* [Problem statement]:
Pictures stay out of the copy; restate everything else in the material exactly.

* [Dataset excerpt]:

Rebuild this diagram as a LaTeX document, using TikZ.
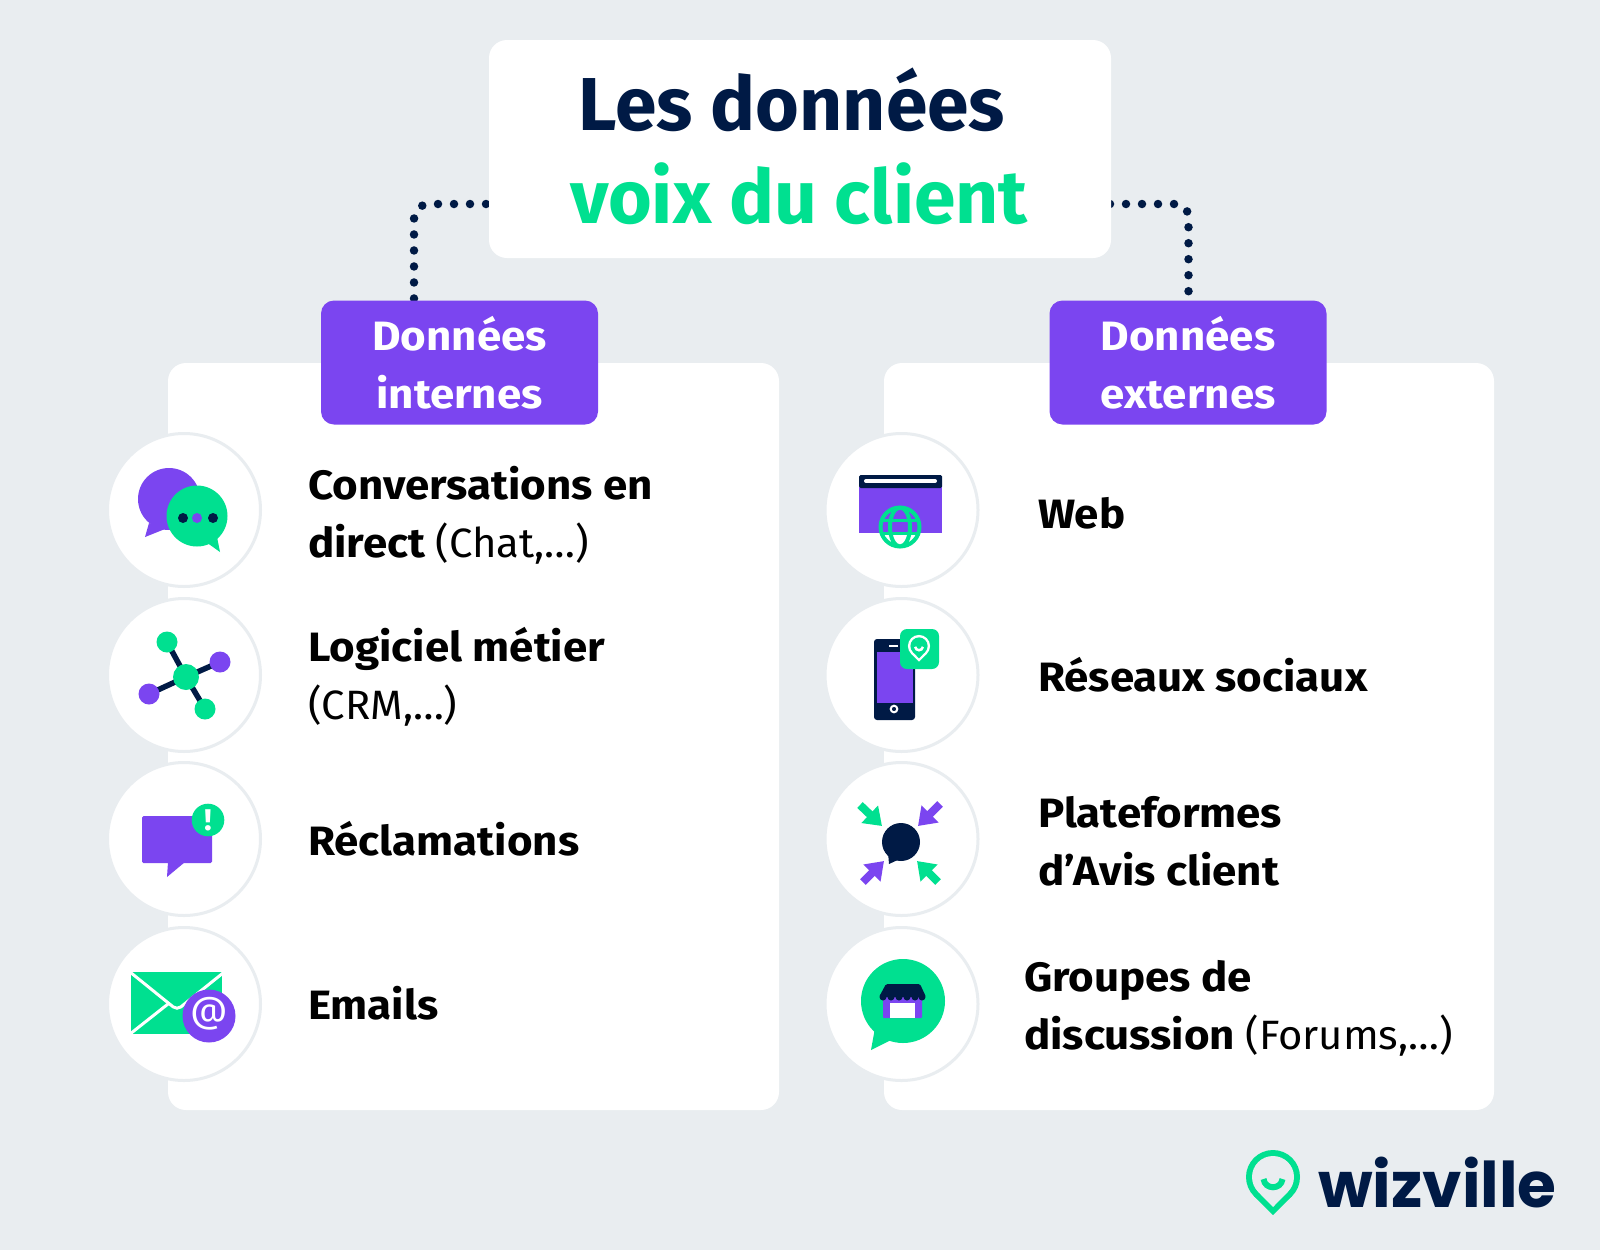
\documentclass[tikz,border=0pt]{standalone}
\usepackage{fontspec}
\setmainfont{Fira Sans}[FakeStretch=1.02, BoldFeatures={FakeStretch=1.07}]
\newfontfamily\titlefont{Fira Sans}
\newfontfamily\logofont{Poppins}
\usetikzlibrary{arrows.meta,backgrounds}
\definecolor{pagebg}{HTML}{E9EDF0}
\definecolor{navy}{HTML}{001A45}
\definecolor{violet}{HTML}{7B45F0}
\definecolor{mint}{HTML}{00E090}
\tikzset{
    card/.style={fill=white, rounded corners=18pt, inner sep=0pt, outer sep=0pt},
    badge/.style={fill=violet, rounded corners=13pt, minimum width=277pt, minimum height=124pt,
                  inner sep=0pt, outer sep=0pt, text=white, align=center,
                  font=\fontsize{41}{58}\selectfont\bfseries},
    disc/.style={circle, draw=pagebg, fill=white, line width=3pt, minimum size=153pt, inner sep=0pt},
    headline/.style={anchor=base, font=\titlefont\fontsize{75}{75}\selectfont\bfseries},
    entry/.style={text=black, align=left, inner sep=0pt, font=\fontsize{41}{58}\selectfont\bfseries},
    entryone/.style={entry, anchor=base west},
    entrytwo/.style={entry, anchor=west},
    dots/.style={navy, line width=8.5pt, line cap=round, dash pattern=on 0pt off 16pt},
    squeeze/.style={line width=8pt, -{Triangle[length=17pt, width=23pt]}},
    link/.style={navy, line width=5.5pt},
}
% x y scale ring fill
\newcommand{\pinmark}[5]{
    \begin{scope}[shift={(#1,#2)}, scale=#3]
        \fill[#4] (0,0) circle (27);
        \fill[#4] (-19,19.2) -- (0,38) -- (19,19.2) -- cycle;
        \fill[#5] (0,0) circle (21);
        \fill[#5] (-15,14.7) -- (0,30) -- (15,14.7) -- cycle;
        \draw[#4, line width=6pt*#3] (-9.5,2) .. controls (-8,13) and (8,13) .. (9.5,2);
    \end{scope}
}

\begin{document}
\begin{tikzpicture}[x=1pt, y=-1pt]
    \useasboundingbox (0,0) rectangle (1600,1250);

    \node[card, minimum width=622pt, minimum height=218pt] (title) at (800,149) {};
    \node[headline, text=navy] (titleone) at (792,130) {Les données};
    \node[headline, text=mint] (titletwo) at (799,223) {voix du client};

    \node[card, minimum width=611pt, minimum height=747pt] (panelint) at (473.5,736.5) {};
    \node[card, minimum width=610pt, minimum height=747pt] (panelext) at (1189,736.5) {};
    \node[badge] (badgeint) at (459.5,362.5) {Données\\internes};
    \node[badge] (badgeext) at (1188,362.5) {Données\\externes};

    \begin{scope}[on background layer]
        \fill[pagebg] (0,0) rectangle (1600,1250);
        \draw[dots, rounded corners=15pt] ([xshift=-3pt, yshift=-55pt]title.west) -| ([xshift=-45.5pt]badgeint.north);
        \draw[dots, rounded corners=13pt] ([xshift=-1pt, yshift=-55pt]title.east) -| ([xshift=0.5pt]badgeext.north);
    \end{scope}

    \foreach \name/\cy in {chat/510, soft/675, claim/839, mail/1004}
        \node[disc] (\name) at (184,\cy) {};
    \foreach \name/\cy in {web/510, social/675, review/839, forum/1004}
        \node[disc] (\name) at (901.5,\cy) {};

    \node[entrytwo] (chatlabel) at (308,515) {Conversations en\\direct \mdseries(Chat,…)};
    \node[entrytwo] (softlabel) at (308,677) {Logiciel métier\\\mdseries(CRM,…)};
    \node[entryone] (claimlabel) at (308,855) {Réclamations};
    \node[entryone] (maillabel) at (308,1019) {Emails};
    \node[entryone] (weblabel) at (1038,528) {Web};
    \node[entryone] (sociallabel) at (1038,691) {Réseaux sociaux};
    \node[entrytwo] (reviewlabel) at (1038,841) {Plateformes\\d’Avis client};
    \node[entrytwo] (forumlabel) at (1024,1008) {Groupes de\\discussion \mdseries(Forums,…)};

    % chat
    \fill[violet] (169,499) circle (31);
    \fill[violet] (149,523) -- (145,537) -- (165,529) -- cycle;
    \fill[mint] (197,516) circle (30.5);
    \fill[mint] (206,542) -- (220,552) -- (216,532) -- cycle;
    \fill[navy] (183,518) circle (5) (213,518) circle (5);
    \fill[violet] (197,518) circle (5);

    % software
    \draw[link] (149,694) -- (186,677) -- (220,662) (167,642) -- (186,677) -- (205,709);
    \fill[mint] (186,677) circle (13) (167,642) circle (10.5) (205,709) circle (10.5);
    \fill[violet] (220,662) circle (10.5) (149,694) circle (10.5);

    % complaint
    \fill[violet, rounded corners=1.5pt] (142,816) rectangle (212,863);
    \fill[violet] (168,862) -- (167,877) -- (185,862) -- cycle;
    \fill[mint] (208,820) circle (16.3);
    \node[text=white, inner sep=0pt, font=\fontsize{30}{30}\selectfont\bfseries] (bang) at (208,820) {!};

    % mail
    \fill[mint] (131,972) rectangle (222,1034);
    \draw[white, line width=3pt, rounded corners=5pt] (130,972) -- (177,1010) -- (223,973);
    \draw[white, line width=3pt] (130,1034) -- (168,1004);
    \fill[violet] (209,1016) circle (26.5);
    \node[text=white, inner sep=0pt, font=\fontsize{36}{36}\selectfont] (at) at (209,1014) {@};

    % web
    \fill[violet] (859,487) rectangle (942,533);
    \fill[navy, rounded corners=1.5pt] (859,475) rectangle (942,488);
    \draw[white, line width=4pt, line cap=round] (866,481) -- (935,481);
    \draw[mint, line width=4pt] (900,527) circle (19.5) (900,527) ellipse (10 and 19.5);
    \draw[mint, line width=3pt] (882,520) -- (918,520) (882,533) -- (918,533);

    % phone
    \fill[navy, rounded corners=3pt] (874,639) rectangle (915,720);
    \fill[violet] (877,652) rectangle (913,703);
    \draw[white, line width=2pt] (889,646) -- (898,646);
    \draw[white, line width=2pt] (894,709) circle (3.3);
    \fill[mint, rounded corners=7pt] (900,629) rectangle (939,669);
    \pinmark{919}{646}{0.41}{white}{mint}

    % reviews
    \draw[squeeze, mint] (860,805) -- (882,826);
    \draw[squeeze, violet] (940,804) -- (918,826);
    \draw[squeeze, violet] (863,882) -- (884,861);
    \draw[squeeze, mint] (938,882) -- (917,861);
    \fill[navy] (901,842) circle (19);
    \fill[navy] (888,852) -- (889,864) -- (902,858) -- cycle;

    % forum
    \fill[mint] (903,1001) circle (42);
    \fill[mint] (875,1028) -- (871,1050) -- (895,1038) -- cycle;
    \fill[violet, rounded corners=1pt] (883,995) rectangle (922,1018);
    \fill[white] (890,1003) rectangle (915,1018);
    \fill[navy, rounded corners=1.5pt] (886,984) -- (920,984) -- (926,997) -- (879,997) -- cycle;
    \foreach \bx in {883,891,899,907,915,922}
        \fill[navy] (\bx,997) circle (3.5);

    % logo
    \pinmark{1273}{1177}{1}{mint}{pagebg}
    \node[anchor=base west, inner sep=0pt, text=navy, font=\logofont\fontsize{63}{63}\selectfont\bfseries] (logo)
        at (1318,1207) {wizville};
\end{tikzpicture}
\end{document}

* [Task answer]:
Rebuild this diagram as a LaTeX document, using TikZ.
\documentclass[tikz,border=0pt]{standalone}
\usepackage{fontspec}
\setmainfont{Fira Sans}[FakeStretch=1.02, BoldFeatures={FakeStretch=1.07}]
\newfontfamily\titlefont{Fira Sans}
\newfontfamily\logofont{Poppins}
\usetikzlibrary{arrows.meta,backgrounds}
\definecolor{pagebg}{HTML}{E9EDF0}
\definecolor{navy}{HTML}{001A45}
\definecolor{violet}{HTML}{7B45F0}
\definecolor{mint}{HTML}{00E090}
\tikzset{
    card/.style={fill=white, rounded corners=18pt, inner sep=0pt, outer sep=0pt},
    badge/.style={fill=violet, rounded corners=13pt, minimum width=277pt, minimum height=124pt,
                  inner sep=0pt, outer sep=0pt, text=white, align=center,
                  font=\fontsize{41}{58}\selectfont\bfseries},
    disc/.style={circle, draw=pagebg, fill=white, line width=3pt, minimum size=153pt, inner sep=0pt},
    headline/.style={anchor=base, font=\titlefont\fontsize{75}{75}\selectfont\bfseries},
    entry/.style={text=black, align=left, inner sep=0pt, font=\fontsize{41}{58}\selectfont\bfseries},
    entryone/.style={entry, anchor=base west},
    entrytwo/.style={entry, anchor=west},
    dots/.style={navy, line width=8.5pt, line cap=round, dash pattern=on 0pt off 16pt},
    squeeze/.style={line width=8pt, -{Triangle[length=17pt, width=23pt]}},
    link/.style={navy, line width=5.5pt},
}
% x y scale ring fill
\newcommand{\pinmark}[5]{
    \begin{scope}[shift={(#1,#2)}, scale=#3]
        \fill[#4] (0,0) circle (27);
        \fill[#4] (-19,19.2) -- (0,38) -- (19,19.2) -- cycle;
        \fill[#5] (0,0) circle (21);
        \fill[#5] (-15,14.7) -- (0,30) -- (15,14.7) -- cycle;
        \draw[#4, line width=6pt*#3] (-9.5,2) .. controls (-8,13) and (8,13) .. (9.5,2);
    \end{scope}
}

\begin{document}
\begin{tikzpicture}[x=1pt, y=-1pt]
    \useasboundingbox (0,0) rectangle (1600,1250);

    \node[card, minimum width=622pt, minimum height=218pt] (title) at (800,149) {};
    \node[headline, text=navy] (titleone) at (792,130) {Les données};
    \node[headline, text=mint] (titletwo) at (799,223) {voix du client};

    \node[card, minimum width=611pt, minimum height=747pt] (panelint) at (473.5,736.5) {};
    \node[card, minimum width=610pt, minimum height=747pt] (panelext) at (1189,736.5) {};
    \node[badge] (badgeint) at (459.5,362.5) {Données\\internes};
    \node[badge] (badgeext) at (1188,362.5) {Données\\externes};

    \begin{scope}[on background layer]
        \fill[pagebg] (0,0) rectangle (1600,1250);
        \draw[dots, rounded corners=15pt] ([xshift=-3pt, yshift=-55pt]title.west) -| ([xshift=-45.5pt]badgeint.north);
        \draw[dots, rounded corners=13pt] ([xshift=-1pt, yshift=-55pt]title.east) -| ([xshift=0.5pt]badgeext.north);
    \end{scope}

    \foreach \name/\cy in {chat/510, soft/675, claim/839, mail/1004}
        \node[disc] (\name) at (184,\cy) {};
    \foreach \name/\cy in {web/510, social/675, review/839, forum/1004}
        \node[disc] (\name) at (901.5,\cy) {};

    \node[entrytwo] (chatlabel) at (308,515) {Conversations en\\direct \mdseries(Chat,…)};
    \node[entrytwo] (softlabel) at (308,677) {Logiciel métier\\\mdseries(CRM,…)};
    \node[entryone] (claimlabel) at (308,855) {Réclamations};
    \node[entryone] (maillabel) at (308,1019) {Emails};
    \node[entryone] (weblabel) at (1038,528) {Web};
    \node[entryone] (sociallabel) at (1038,691) {Réseaux sociaux};
    \node[entrytwo] (reviewlabel) at (1038,841) {Plateformes\\d’Avis client};
    \node[entrytwo] (forumlabel) at (1024,1008) {Groupes de\\discussion \mdseries(Forums,…)};

    % chat
    \fill[violet] (169,499) circle (31);
    \fill[violet] (149,523) -- (145,537) -- (165,529) -- cycle;
    \fill[mint] (197,516) circle (30.5);
    \fill[mint] (206,542) -- (220,552) -- (216,532) -- cycle;
    \fill[navy] (183,518) circle (5) (213,518) circle (5);
    \fill[violet] (197,518) circle (5);

    % software
    \draw[link] (149,694) -- (186,677) -- (220,662) (167,642) -- (186,677) -- (205,709);
    \fill[mint] (186,677) circle (13) (167,642) circle (10.5) (205,709) circle (10.5);
    \fill[violet] (220,662) circle (10.5) (149,694) circle (10.5);

    % complaint
    \fill[violet, rounded corners=1.5pt] (142,816) rectangle (212,863);
    \fill[violet] (168,862) -- (167,877) -- (185,862) -- cycle;
    \fill[mint] (208,820) circle (16.3);
    \node[text=white, inner sep=0pt, font=\fontsize{30}{30}\selectfont\bfseries] (bang) at (208,820) {!};

    % mail
    \fill[mint] (131,972) rectangle (222,1034);
    \draw[white, line width=3pt, rounded corners=5pt] (130,972) -- (177,1010) -- (223,973);
    \draw[white, line width=3pt] (130,1034) -- (168,1004);
    \fill[violet] (209,1016) circle (26.5);
    \node[text=white, inner sep=0pt, font=\fontsize{36}{36}\selectfont] (at) at (209,1014) {@};

    % web
    \fill[violet] (859,487) rectangle (942,533);
    \fill[navy, rounded corners=1.5pt] (859,475) rectangle (942,488);
    \draw[white, line width=4pt, line cap=round] (866,481) -- (935,481);
    \draw[mint, line width=4pt] (900,527) circle (19.5) (900,527) ellipse (10 and 19.5);
    \draw[mint, line width=3pt] (882,520) -- (918,520) (882,533) -- (918,533);

    % phone
    \fill[navy, rounded corners=3pt] (874,639) rectangle (915,720);
    \fill[violet] (877,652) rectangle (913,703);
    \draw[white, line width=2pt] (889,646) -- (898,646);
    \draw[white, line width=2pt] (894,709) circle (3.3);
    \fill[mint, rounded corners=7pt] (900,629) rectangle (939,669);
    \pinmark{919}{646}{0.41}{white}{mint}

    % reviews
    \draw[squeeze, mint] (860,805) -- (882,826);
    \draw[squeeze, violet] (940,804) -- (918,826);
    \draw[squeeze, violet] (863,882) -- (884,861);
    \draw[squeeze, mint] (938,882) -- (917,861);
    \fill[navy] (901,842) circle (19);
    \fill[navy] (888,852) -- (889,864) -- (902,858) -- cycle;

    % forum
    \fill[mint] (903,1001) circle (42);
    \fill[mint] (875,1028) -- (871,1050) -- (895,1038) -- cycle;
    \fill[violet, rounded corners=1pt] (883,995) rectangle (922,1018);
    \fill[white] (890,1003) rectangle (915,1018);
    \fill[navy, rounded corners=1.5pt] (886,984) -- (920,984) -- (926,997) -- (879,997) -- cycle;
    \foreach \bx in {883,891,899,907,915,922}
        \fill[navy] (\bx,997) circle (3.5);

    % logo
    \pinmark{1273}{1177}{1}{mint}{pagebg}
    \node[anchor=base west, inner sep=0pt, text=navy, font=\logofont\fontsize{63}{63}\selectfont\bfseries] (logo)
        at (1318,1207) {wizville};
\end{tikzpicture}
\end{document}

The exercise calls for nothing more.